Periodic Reporting for period 4 - META-STRESS (Unravelling life-history responses and underlying mechanisms to environmental stress in wild populations)
Reporting period: 2019-10-01 to 2020-12-31
At the core of this project is the analyses of the weather in impacting the long-term (> 25 years) of population dynamics of the Glanville fritillary butterfly in the Åland islands over the 4,000 habitat patches and the changes we observe in the metapopulation synchrony. This completed analysis is accompanied with a detailed assessment of a set of local populations that have experienced contrasting environmental conditions in regards to environmental stress, drought, over several summers. These results indicated clear preference for drought prone microhabitat sites for egg oviposition, which benefit offspring survival on most years. However, in an extreme dry summer selection of these sites resulted in high mortality of larval families, which resulted in extreme decline in metapopulation occupancy.
We’ve successfully conducted several experiments to assess phenotypic responses of plants to drought and how this as well as other environmental stressors, alone and in combination, translate to larval performance. We find strong genotype-environment interactions in both plants and in larvae in these responses, and also some indication of the potential role of local adaptation. In the butterflies, we have revealed strong family and life-stage – specific responses, and trade-offs in regards to stress tolerance. The benefits of feeding on water stressed host plant diet during post diapause developmental stage further translate to adult performance.
We have performed a gene expression analyses on the larval responses to host plant drought, which have allowed us to to discover substantial inter-population variation in these stress response programmes but also identify genes underlying stress tolerance. We have used whole-genome resequencing of individuals from selected population across the Åland islands over few years to assess whether variation in neutral genetic diversity and/or in alleles related to stress response pathways show differential patterns between populations in bad (decrease in population occupancy), stable, or good (increase in populations occupancy and abundance) years. We find genetic diversity to be considerably high in the butterfly metapopulation despite the severe population declines. The habitat patches with high connectivity also had high heterozygosity indicating that connectivity could be contributing towards rescue of genetic diversity after a demographic bottleneck. This is in contrast with our studies on another, seasonally polyphenic species, where we observed reduced genetic variation for plasticity related genes, which is likely to limit adaptive potential under climate change, where the deteriorating accuracy of predictive cues will increase maladaptive phenotype-environment mismatches.

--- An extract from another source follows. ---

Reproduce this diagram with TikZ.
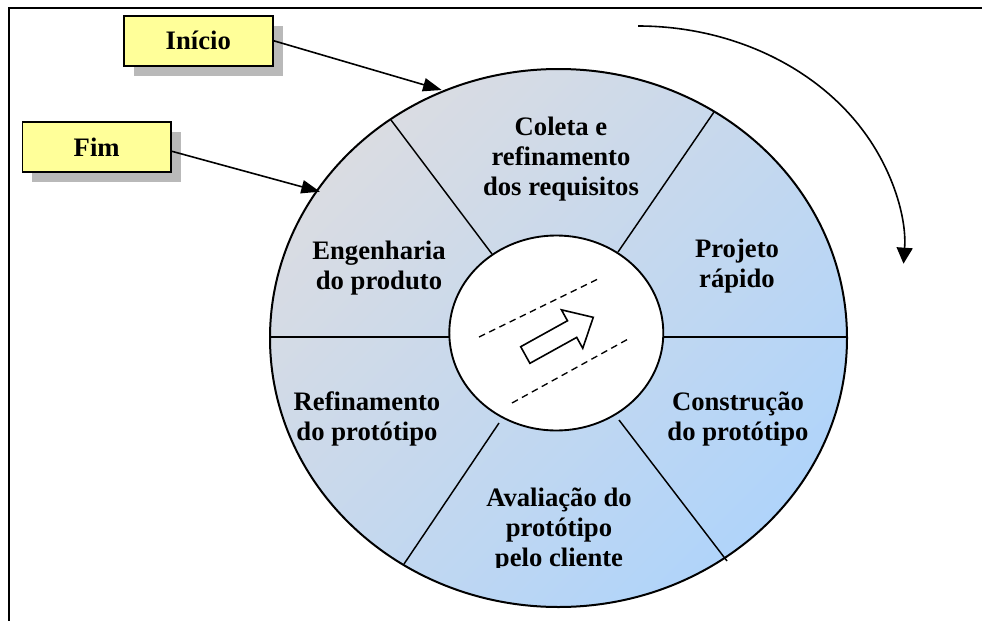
\documentclass[tikz,border=0pt]{standalone}
\usepackage{fontspec}
\setmainfont{Liberation Serif}
\usetikzlibrary{arrows.meta,shadows}
\definecolor{boxyellow}{RGB}{255,255,153}
\definecolor{wheelgray}{RGB}{218,220,226}
\definecolor{wheelblue}{RGB}{176,212,250}
\begin{document}
\begin{tikzpicture}[x=0.75pt,y=-0.75pt,
  phase/.style={font=\bfseries\fontsize{20}{22.5}\selectfont,align=center},
  startbox/.style={draw,line width=1.4pt,fill=boxyellow,minimum width=111.4pt,minimum height=37.5pt,
    drop shadow={shadow xshift=7.5pt,shadow yshift=-7.5pt,fill=gray!55,opacity=1}},
  pointer/.style={line width=1.2pt,-{Triangle[length=14pt,width=10pt]}}]
\useasboundingbox (0,0) rectangle (982,621);
\draw[line width=1.6pt] (9,621) -- (9,8) -- (982,8);

\shade[top color=wheelgray,bottom color=wheelblue,shading angle=45] (558.5,338) ellipse [x radius=288.5,y radius=269];
\draw[line width=1.5pt] (558.5,338) ellipse [x radius=288.5,y radius=269];
\foreach \xa/\ya/\xb/\yb in {391/120/492/254,714/112/618/252,270/337/449/337,
  663/337/847/337,499/423/404/564,619/420/727/561}{
\draw[line width=1.1pt] (\xa,\ya) -- (\xb,\yb);
}
\draw[line width=1.4pt,fill=white] (556.3,333) ellipse [x radius=107,y radius=97.5];
\draw[line width=1pt,dash pattern=on 5pt off 3.5pt] (479,337) -- (600,278);
\draw[line width=1pt,dash pattern=on 5pt off 3.5pt] (512,403) -- (630,338);
\draw[line width=1.2pt,fill=white,shift={(525.3,355)},rotate=29]
  (0,-9.5) -- (53.5,-9.5) -- (53.5,-22) -- (77.7,0) -- (53.5,22) -- (53.5,9.5) -- (0,9.5) -- cycle;

\node[phase] (coleta) at (561,159) {Coleta e\\refinamento\\dos requisitos};
\node[phase] (projeto) at (737,266) {Projeto\\rápido};
\node[phase] (construcao) at (738,419) {Construção\\do protótipo};
\node[phase] (refino) at (367,419) {Refinamento\\do protótipo};
\node[phase] (engenharia) at (379,268) {Engenharia\\do produto};
\begin{scope}
\clip (0,0) rectangle (982,567);
\node[phase] (avaliacao) at (559,530) {Avaliação do\\protótipo\\pelo cliente};
\end{scope}

\node[startbox,phase] (inicio) at (198.3,40.7) {Início};
\node[startbox,phase] (fim) at (96.7,147.3) {Fim};
\coordinate (inicioend) at (441.7,90);
\coordinate (fimend) at (320,191.7);
\draw[pointer] (inicio.east) -- (inicioend);
\draw[pointer] ([yshift=-3pt]fim.east) -- (fimend);

\coordinate (turnstart) at (638,26);
\draw[line width=1.2pt,-{Triangle[length=12pt,width=12pt]}] (turnstart)
  arc[start angle=-90,end angle=3.5,x radius=266,y radius=224];
\end{tikzpicture}
\end{document}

We’ve demonstrated that the butterfly larvae in the wild present a poor bacterial community structure at the family level with most of the variability observed at the individual level. The host plant microbiota is less variable and its variation is strongly correlated with the variation in the host plant metabolites. However, neither the plant microbiota nor the plant metabolites impacted the global composition of the larvae microbiota. We have also more experimentally tested the role of microbiota on individual performance across in different life stages.